The, 'something', that is searched for, is not actually the, 'something', that is required.
? Can you re-question?
kimo'sabby said:
It is said that most fail. If this should be true, i would hazard a guess that the reason for this is due to the fact that most people are terrible at gambling, and not because of any random element.
I don't think any reasonable person should doubt that most will fail.....to most, gambling is simply gambling since the outcome cannot be known in advance, like randomness.....but if someone can make it in gambling, then is it still a gamble? or non-random?
 

DionysusToast

Legendary member
5,963 1,501
Ok.
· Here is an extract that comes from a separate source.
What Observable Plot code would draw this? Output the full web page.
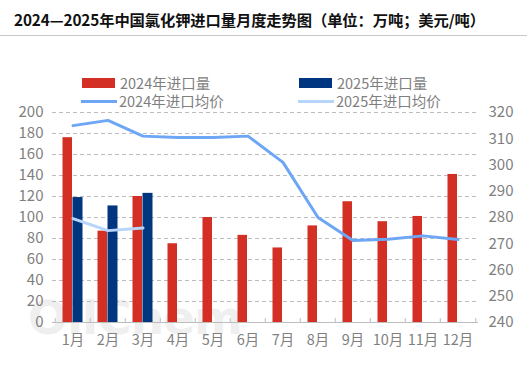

Firstly, i asked you for a percentage outcome, rather than 50%, you answered with your own theoretical answer. You decided not to give a direct and absolute answer, instead you created an answer to suit your own particular view on one very random and unique set of circumstances. Do you think that your own theory would be applicable to all traders in every scenario?

Theoretical = monotonous:)

Well my apologies for backing up why your failure rate will be close to 100% if you place trades on the basis the market will go straight up as opposed to just up.

Trading is not pure math. So there will inevitably be human elements that sway the results of trading without allowing for normal volatility.

You seem to be looking for absolutes, trading isn't about absolutes. You full well know this or did you let a noob hack your account :p
 

D70

Established member
839 195
It is said that most fail. If this should be true, i would hazard a guess that the reason for this is due to the fact that most people are terrible at gambling, and not because of any random element.

The, 'something', that is searched for, is not actually the, 'something', that is required.

Do you believe that trading is like blackjack? That there is no edge for the average guy that sits down at the table? But for the card counter knowledgeable in bet size, he can win against the house? This is the essence of trading isnt it? Bet size and card counting (some people call card counting an "edge", others just call it probability).